Migrating from SQL Server, a conventional relational database system, to Elasticsearch, the contemporary distributed search and analytics platform, brings several benefits. This migration can enhance your organization’s capabilities for full-text search, real-time data analysis, and logging and monitoring.

In this tutorial, we’ll explore the details and methods of SQL Server to Elasticsearch migration. We will also look at the features offered, the benefits associated with the methods of integration, and which method would best suit your needs. So, let’s dive in!

SQL Server Overview

Blog Post Image

 Image Source 

SQL Server, developed by Microsoft, is a relational database management system designed to store and retrieve data as requested by other software applications. Among the impressive features of SQL Server is its ability to seamlessly integrate with other Microsoft products and services, including Azure, Visual Studio, and Power BI. This integration helps achieve better collaboration and advanced analytics and data visualization with SQL Server.
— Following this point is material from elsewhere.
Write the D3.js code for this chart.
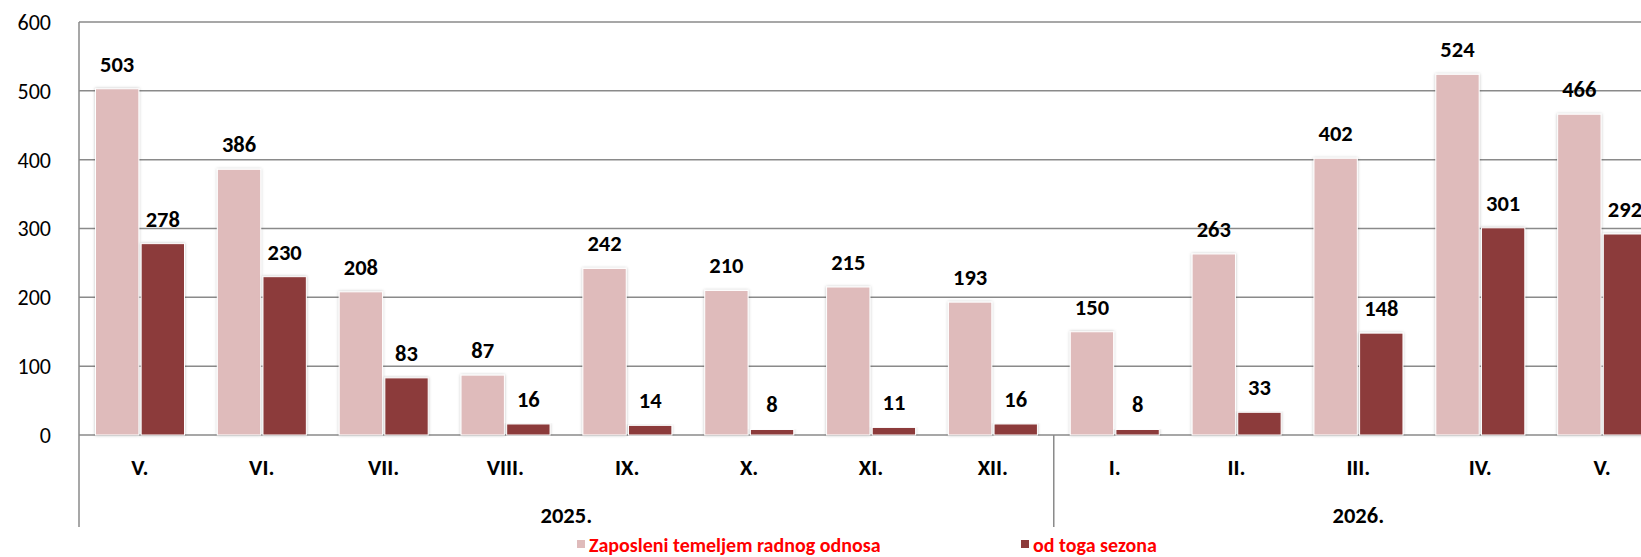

Some key features of SQL Server include:

  • SQL Server can query across your entire data estate without moving or duplicating data, allowing you to gain insights directly from the existing data storage.
  • SQL Server offers the capability to combine data from almost any source through its extensive connector library and advanced transformations available in SSAS (SQL Server Analytics Services) tabular models.
  • SQL Server provides functions such as encrypting sensitive data, performing complex calculations on encrypted data, and enabling tailored data access based on role-specific row filtering. These functions are essential for enhancing data security, optimizing processing, and ensuring controlled access within SQL Server.
  • SQL Server monitors anomalous activity and automatically notifies users about security flaws and configuration errors.

What Is Elasticsearch?

Blog Post Image

Image Source

Elasticsearch is a distributed search and analytics engine built on top of Apache Lucene. It serves as a central repository at the core of the Elastic Stack, guaranteeing blazing-fast searches, precisely calibrated relevance, and seamless scalability for powerful analytics.

You can easily integrate Elasticsearch with a wide range of data sources, visualization tools, and frameworks to create detailed data ingestion, analysis, and visualization workflows. This integration is often achieved with the ELK stack, which includes Elasticsearch, Logstash, and Kibana.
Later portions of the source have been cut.